UK is least bad despite Darling’s scary forecasts, says economist

A TOP economist has described Alistair Darling’s Budget forecasts as “pretty scary” but said the UK economy is currently in the “least bad” position compared to its global competitors.
Catherine Macleod, global macro economist at BDO Stoy Hayward Investment Management, said there was no surprise that yesterday’s Budget was “rather boring”.
“With public sector net borrowing forecast to reach £175bn this year, and with relatively pessimistic estimates for the total debt to GDP ratio through to 2013-2014 to nearly 80% the numbers look pretty scary, no doubt about it.
“It is typical during Budget time in a downturn to lambaste the Chancellor and bemoan the state of the economy. Darling will no doubt be pilloried for being overly optimistic in his projections – the most spectacular of which seem to be the £35bn ‘efficiency savings’ that he hopes to find.
“There certainly are a lot of negatives for the UK economy at the moment besides the sharp increase in Government debt.

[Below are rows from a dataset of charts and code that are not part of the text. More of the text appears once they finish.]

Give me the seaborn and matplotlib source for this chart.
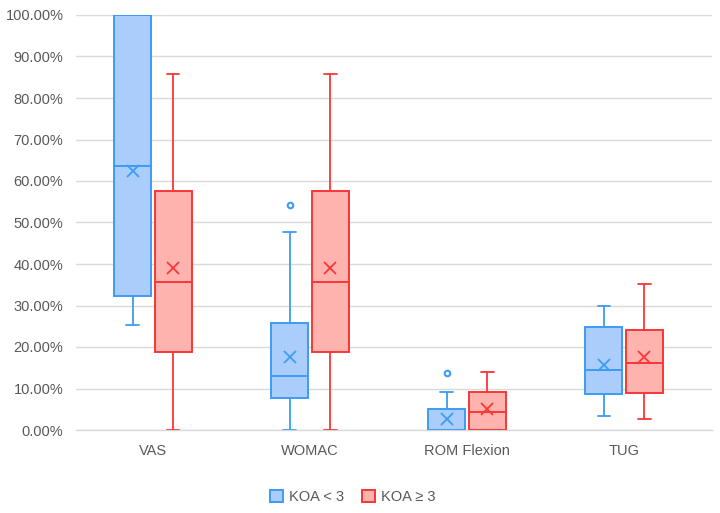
import seaborn as sns
import matplotlib.pyplot as plt
from matplotlib.patches import Patch
from matplotlib.ticker import FuncFormatter

categories = ["VAS", "WOMAC", "ROM Flexion", "TUG"]
groups = ["KOA < 3", "KOA ≥ 3"]

# KOA < 3 (values in %)
low_whislo = [25.2, 0.0, 0.0, 3.3]
low_q1 = [32.2, 7.6, 0.0, 8.6]
low_med = [63.6, 12.9, 0.0, 14.4]
low_q3 = [100.0, 25.9, 5.1, 24.8]
low_whishi = [100.0, 47.7, 9.2, 30.0]
low_mean = [62.4, 17.7, 2.7, 15.7]
low_fliers = [[], [54.3], [13.8], []]

# KOA >= 3
high_whislo = [0.0, 0.0, 0.0, 2.6]
high_q1 = [18.8, 18.8, 0.0, 9.0]
high_med = [35.6, 35.6, 4.4, 16.2]
high_q3 = [57.5, 57.5, 9.2, 24.2]
high_whishi = [85.7, 85.7, 13.9, 35.3]
high_mean = [39.0, 39.0, 5.0, 17.5]
high_fliers = [[], [], [], []]

edge_colors = ["#3d9cf5", "#fb3636"]
fill_colors = ["#aacdfb", "#ffb3ae"]

sns.set_style("white")
plt.rcParams["font.family"] = ["Liberation Sans", "DejaVu Sans"]

fig = plt.figure(figsize=(7.2, 5.13), dpi=100)
ax = fig.add_axes([76 / 720, 83 / 513, 636 / 720, 415 / 513])


def make_stats(wl, q1, med, q3, wh, mean, fl):
    return [dict(whislo=a, q1=b, med=c, q3=d, whishi=e, mean=f, fliers=g)
            for a, b, c, d, e, f, g in zip(wl, q1, med, q3, wh, mean, fl)]


all_stats = [
    make_stats(low_whislo, low_q1, low_med, low_q3, low_whishi, low_mean, low_fliers),
    make_stats(high_whislo, high_q1, high_med, high_q3, high_whishi, high_mean, high_fliers),
]
offsets = [-0.13, 0.13]

for k, stats in enumerate(all_stats):
    ec, fc = edge_colors[k], fill_colors[k]
    ax.bxp(stats, positions=[i + offsets[k] for i in range(len(categories))],
           widths=0.235, capwidths=0.078, patch_artist=True,
           showmeans=True, showfliers=True,
           boxprops=dict(facecolor=fc, edgecolor=ec, linewidth=1.4),
           medianprops=dict(color=ec, linewidth=1.4),
           whiskerprops=dict(color=ec, linewidth=1.3),
           capprops=dict(color=ec, linewidth=1.3),
           meanprops=dict(marker="x", markeredgecolor=ec, markersize=9,
                          markeredgewidth=1.3, linestyle="none"),
           flierprops=dict(marker="o", markeredgecolor=ec, markerfacecolor="#ffffff",
                           markersize=4, markeredgewidth=1.5),
           zorder=3)

ax.set_xlim(-0.49, 3.56)
ax.set_ylim(0, 100)
ax.set_yticks(range(0, 101, 10))
ax.yaxis.set_major_formatter(FuncFormatter(lambda v, p: f"{v:.2f}%"))
ax.set_xticks(range(len(categories)))
ax.set_xticklabels(categories)
ax.grid(axis="y", color="#d9d9d9", linewidth=1)
ax.grid(axis="x", visible=False)
ax.set_axisbelow(True)
for s in ["top", "right", "left"]:
    ax.spines[s].set_visible(False)
ax.spines["bottom"].set_color("#d9d9d9")
ax.spines["bottom"].set_linewidth(1)
ax.tick_params(axis="both", length=0, colors="#595959", labelsize=10.5)
ax.tick_params(axis="y", pad=9)
ax.tick_params(axis="x", pad=10)

handles = [Patch(facecolor=fill_colors[k], edgecolor=edge_colors[k], linewidth=1.4,
                 label=groups[k]) for k in range(2)]
leg = fig.legend(handles=handles, loc="center", bbox_to_anchor=(0.49, 0.031),
                 ncol=2, frameon=False, fontsize=10.5, handlelength=0.9,
                 handleheight=0.9, handletextpad=0.4, columnspacing=1.2)
for t in leg.get_texts():
    t.set_color("#595959")

fig.savefig("out.png", dpi=100)
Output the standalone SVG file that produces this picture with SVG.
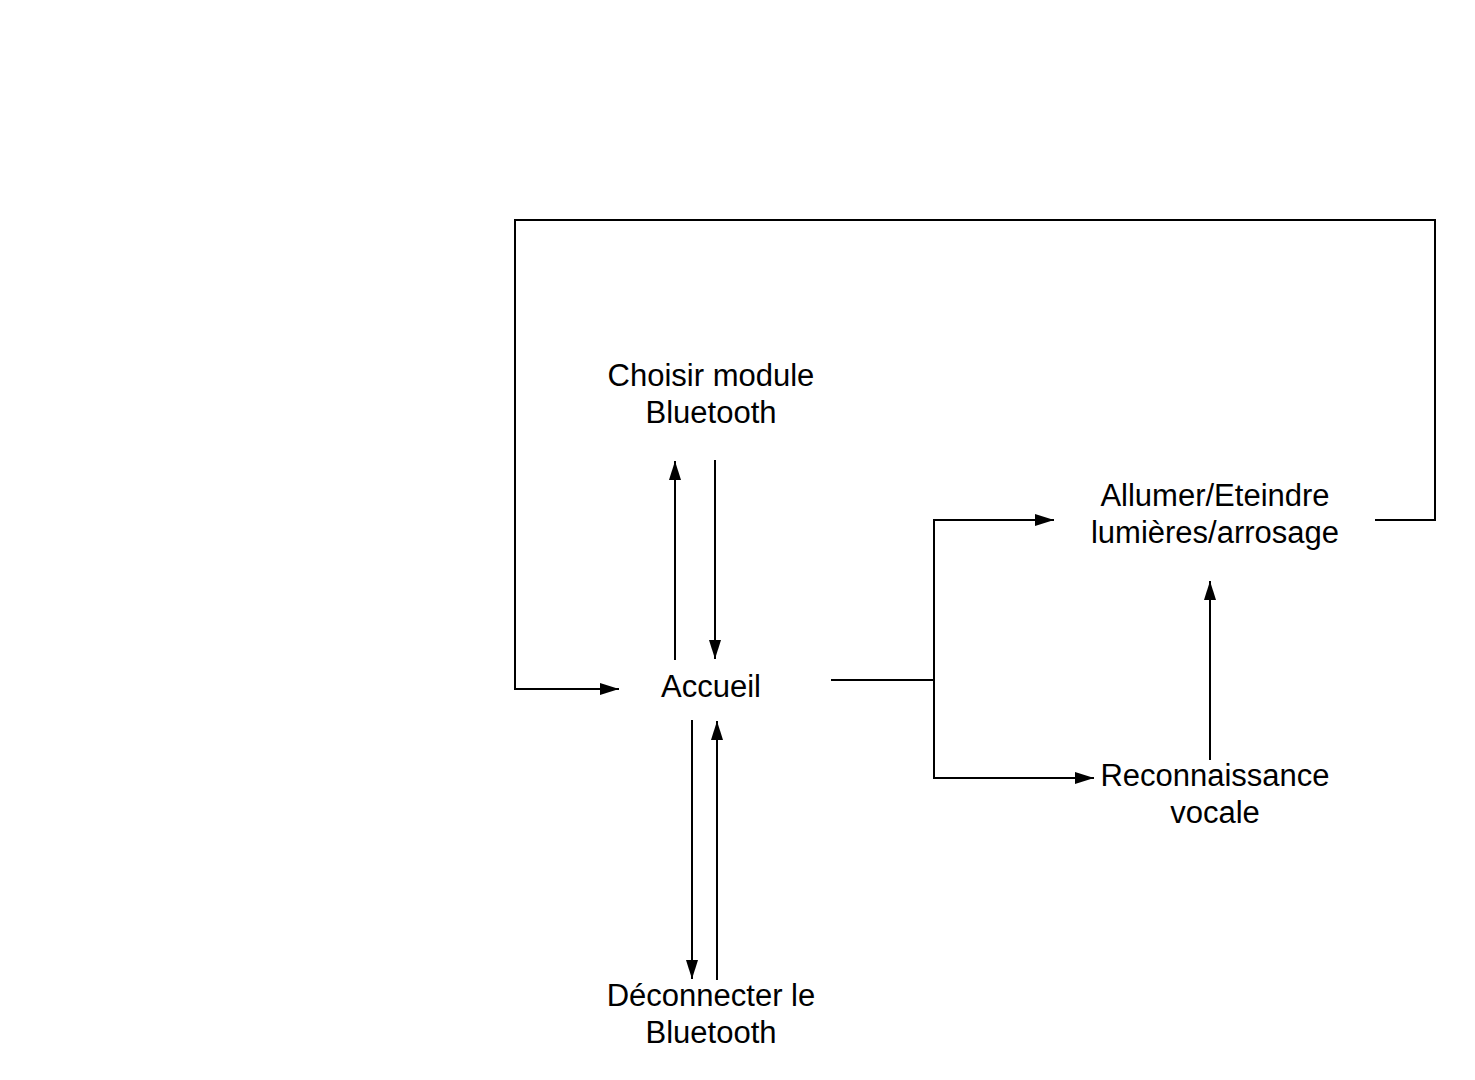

“That said, we can’t help but feel that the gloom and doom being apportioned to the UK is somewhat out of kilter with the problems faced elsewhere through the developed world. Perhaps it is time to take a step back and realise that the UK is in many senses the canary in the cage. Being a small, open economy with flexible labour markets and high competition in goods and services, it would be expected that bad news filters through relatively quickly into the UK economy.
“The OECD forecasts for UK growth over the next two years put it well behind the US, Europe and the OECD average, with Japan being only marginally worse. Considering that the banking crisis is live and kicking in both Europe and the US, and that we have seen an annualised 36% drop in Japanese production, this seems a bit extreme,” she said
“It is not all peaches and cream. We are facing a tough few years ahead for the UK economy as the imbalances built up over the last few years are addressed, and taxes mount into the future, whilst the investment landscape becomes increasingly influenced by the incentives that government is putting in place to direct activity in areas they believe are desirable such as renewable energy and green technology.
“When it comes to choosing the best out of a bunch of ugly sisters, the UK economy is beginning to look least bad – the chancellor’s Budget notwithstanding,” added Ms Macleod.
Meanwhile, her colleague Terry Jones, tax partner based at BDO Stoy Hayward in Leeds, said: “No one will be surprised that the Chancellor has not come up with any magic solutions to the UK’s substantial fiscal deficit. There will be pain on both the public spending side and the tax side to reduce this to below £100bn by 2012-13.
“It was already evident following last years Budget that higher income groups were going to be expected to suffer significant tax hikes in the next few years. We now know the extent and methods which will be applied. Once the ‘totem’ of the cross party agreement on a 40% top rate of income tax had been broken by last year’s PBR to increase this to 45%, no one will be surprised that even before that increased rate has come into force.
“This alone is a substantial tax increase which will not only affect the stereotypical investment banker but will apply to the top earning doctors, head teachers, judges and many managerial and professional executives. From 2011-12 these people face a halving of the relief they obtain for personal pension contributions and many will look even more enviously at the pension rights of public sector employees, Government ministers and MPs,” added Mr Jones.